Retype each line exactly. Skip images.

begin Dataset excerpt

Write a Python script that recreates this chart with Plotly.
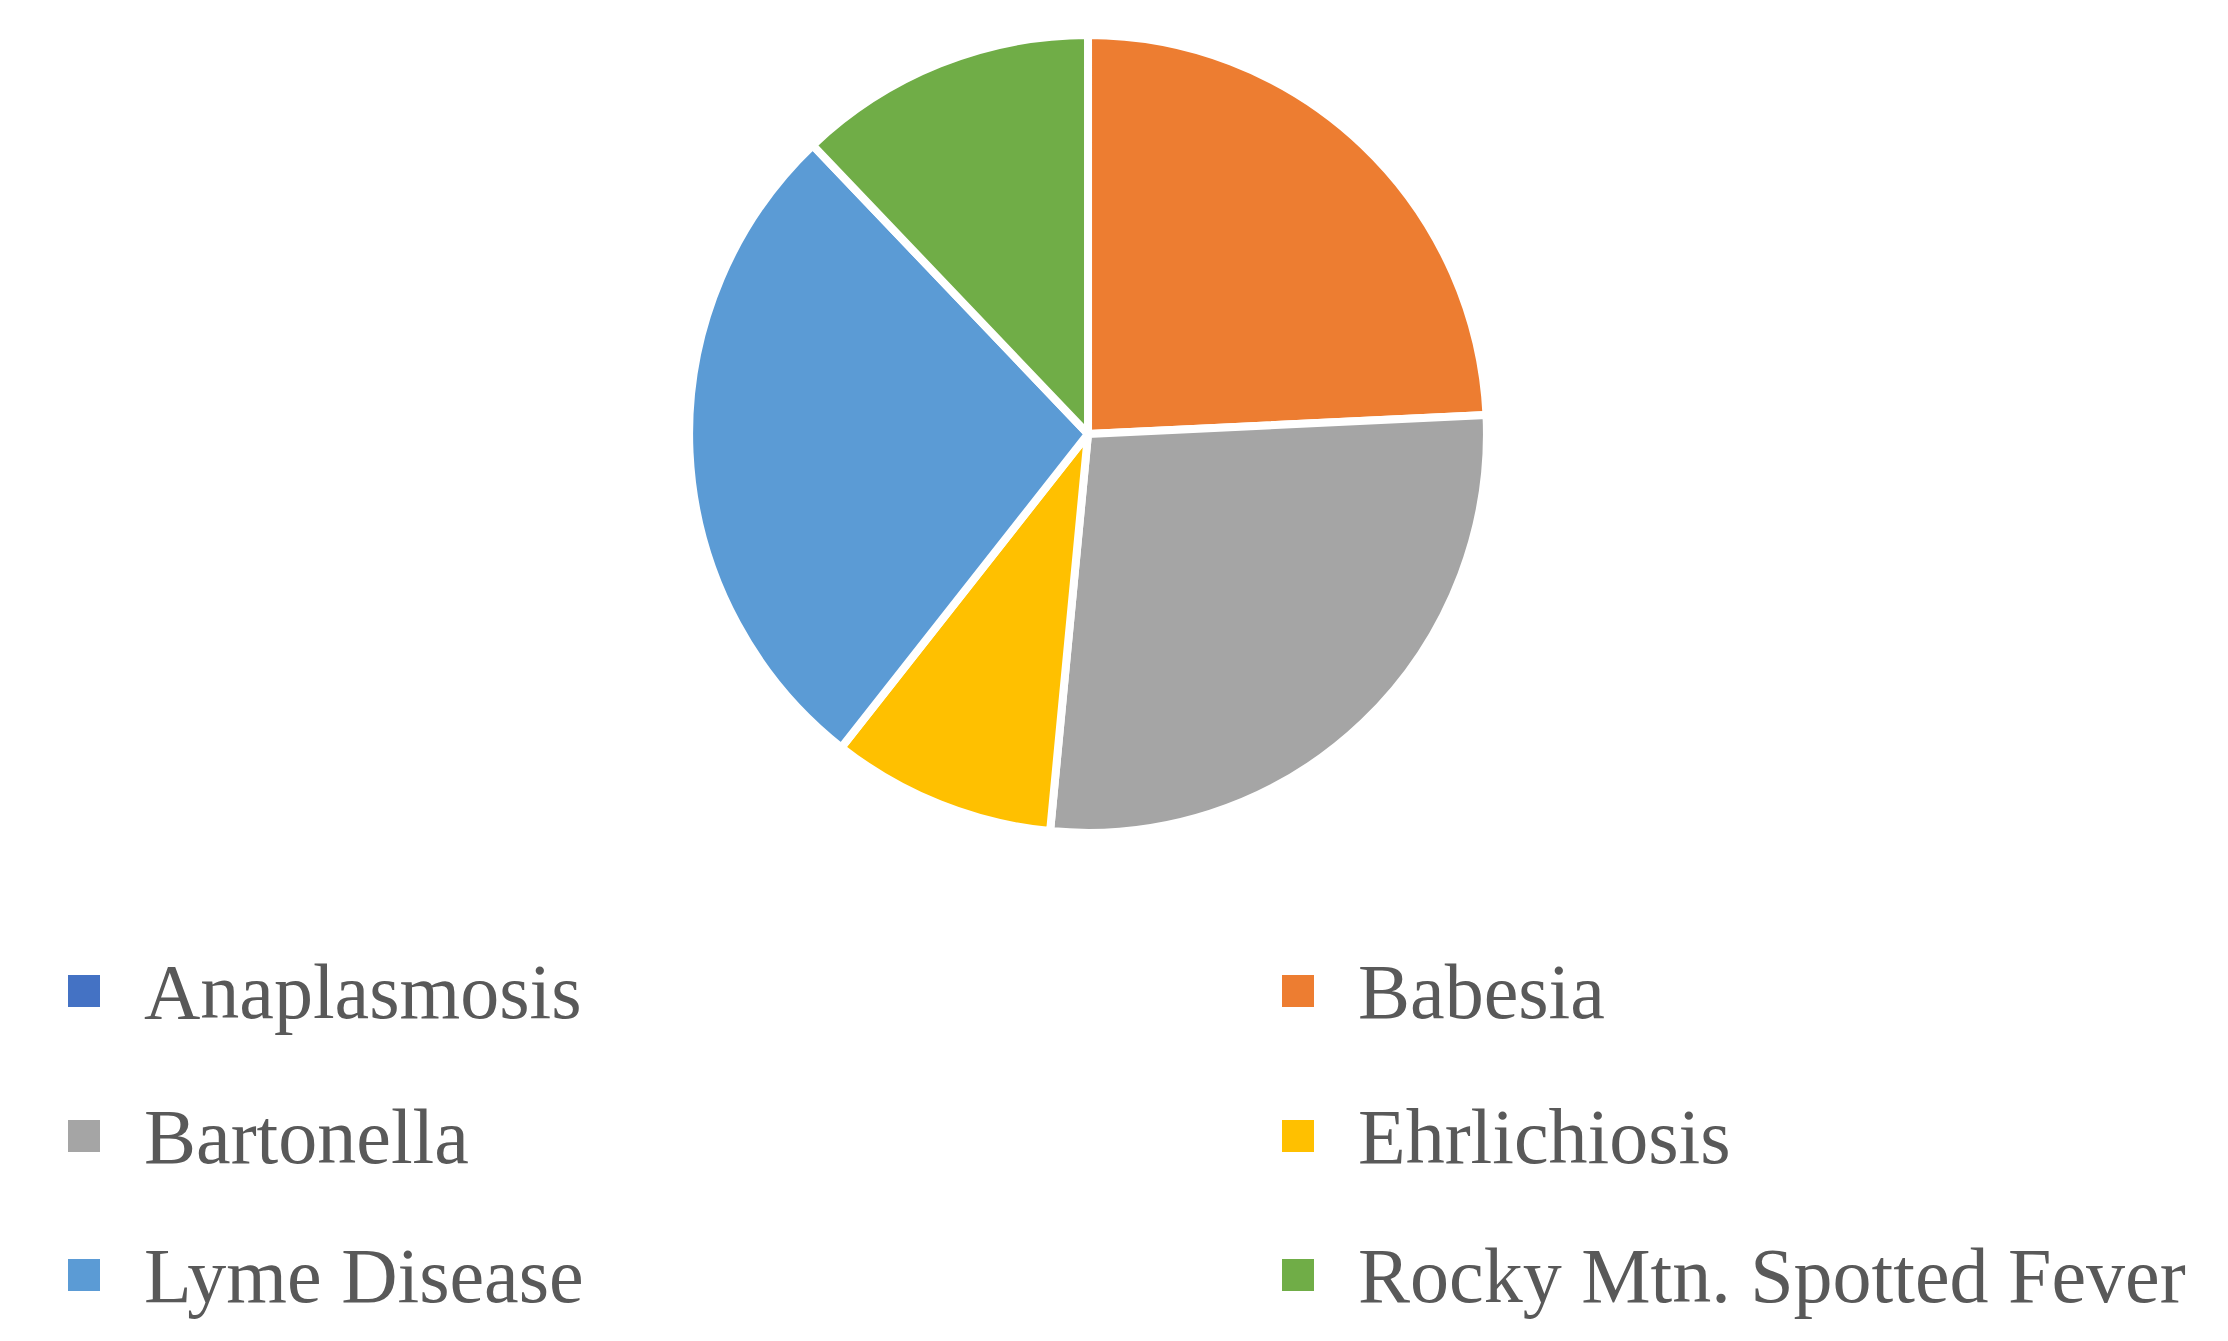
import plotly.graph_objects as go

# ========== DATA ==========
labels = ['Anaplasmosis', 'Babesia', 'Bartonella', 'Ehrlichiosis',
          'Lyme Disease', 'Rocky Mtn. Spotted Fever']
counts = [0, 8, 9, 3, 9, 4]
colors = ['#4472C4', '#ED7D31', '#A5A5A5', '#FFC000', '#5B9BD5', '#70AD47']

W, H = 2228, 1341

fig = go.Figure(go.Pie(
    labels=labels,
    values=counts,
    sort=False,
    direction='clockwise',
    rotation=0,
    textinfo='none',
    hoverinfo='label+value+percent',
    marker=dict(colors=colors, line=dict(color='white', width=8)),
    domain=dict(x=[0.3057, 0.6638], y=[0.3848, 0.9799]),
    showlegend=False,
))

# Legend drawn as 2-column grid (Office-style)
col_marker_x = [76, 1290]
col_text_x = [134, 1348]
row_y = [983, 1128, 1267]
box = 32

for i, (lab, col) in enumerate(zip(labels, colors)):
    r, c = divmod(i, 2)
    cx, cy = col_marker_x[c], row_y[r]
    fig.add_shape(
        type='rect', xref='paper', yref='paper',
        x0=(cx - box / 2) / W, x1=(cx + box / 2) / W,
        y0=1 - (cy + box / 2) / H, y1=1 - (cy - box / 2) / H,
        fillcolor=col, line=dict(width=0),
    )
    fig.add_annotation(
        x=col_text_x[c] / W, y=1 - cy / H,
        xref='paper', yref='paper',
        xanchor='left', yanchor='middle',
        text=lab, showarrow=False,
        font=dict(family='Liberation Serif, serif', size=78, color='#595959'),
    )

fig.update_layout(
    width=W,
    height=H,
    margin=dict(l=0, r=0, t=0, b=0),
    paper_bgcolor='white',
    plot_bgcolor='white',
)

fig.write_html("out.html")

end Dataset excerpt

◆ Response
Write a Python script that recreates this chart with Plotly.
import plotly.graph_objects as go

# ========== DATA ==========
labels = ['Anaplasmosis', 'Babesia', 'Bartonella', 'Ehrlichiosis',
          'Lyme Disease', 'Rocky Mtn. Spotted Fever']
counts = [0, 8, 9, 3, 9, 4]
colors = ['#4472C4', '#ED7D31', '#A5A5A5', '#FFC000', '#5B9BD5', '#70AD47']

W, H = 2228, 1341

fig = go.Figure(go.Pie(
    labels=labels,
    values=counts,
    sort=False,
    direction='clockwise',
    rotation=0,
    textinfo='none',
    hoverinfo='label+value+percent',
    marker=dict(colors=colors, line=dict(color='white', width=8)),
    domain=dict(x=[0.3057, 0.6638], y=[0.3848, 0.9799]),
    showlegend=False,
))

# Legend drawn as 2-column grid (Office-style)
col_marker_x = [76, 1290]
col_text_x = [134, 1348]
row_y = [983, 1128, 1267]
box = 32

for i, (lab, col) in enumerate(zip(labels, colors)):
    r, c = divmod(i, 2)
    cx, cy = col_marker_x[c], row_y[r]
    fig.add_shape(
        type='rect', xref='paper', yref='paper',
        x0=(cx - box / 2) / W, x1=(cx + box / 2) / W,
        y0=1 - (cy + box / 2) / H, y1=1 - (cy - box / 2) / H,
        fillcolor=col, line=dict(width=0),
    )
    fig.add_annotation(
        x=col_text_x[c] / W, y=1 - cy / H,
        xref='paper', yref='paper',
        xanchor='left', yanchor='middle',
        text=lab, showarrow=False,
        font=dict(family='Liberation Serif, serif', size=78, color='#595959'),
    )

fig.update_layout(
    width=W,
    height=H,
    margin=dict(l=0, r=0, t=0, b=0),
    paper_bgcolor='white',
    plot_bgcolor='white',
)

fig.write_html("out.html")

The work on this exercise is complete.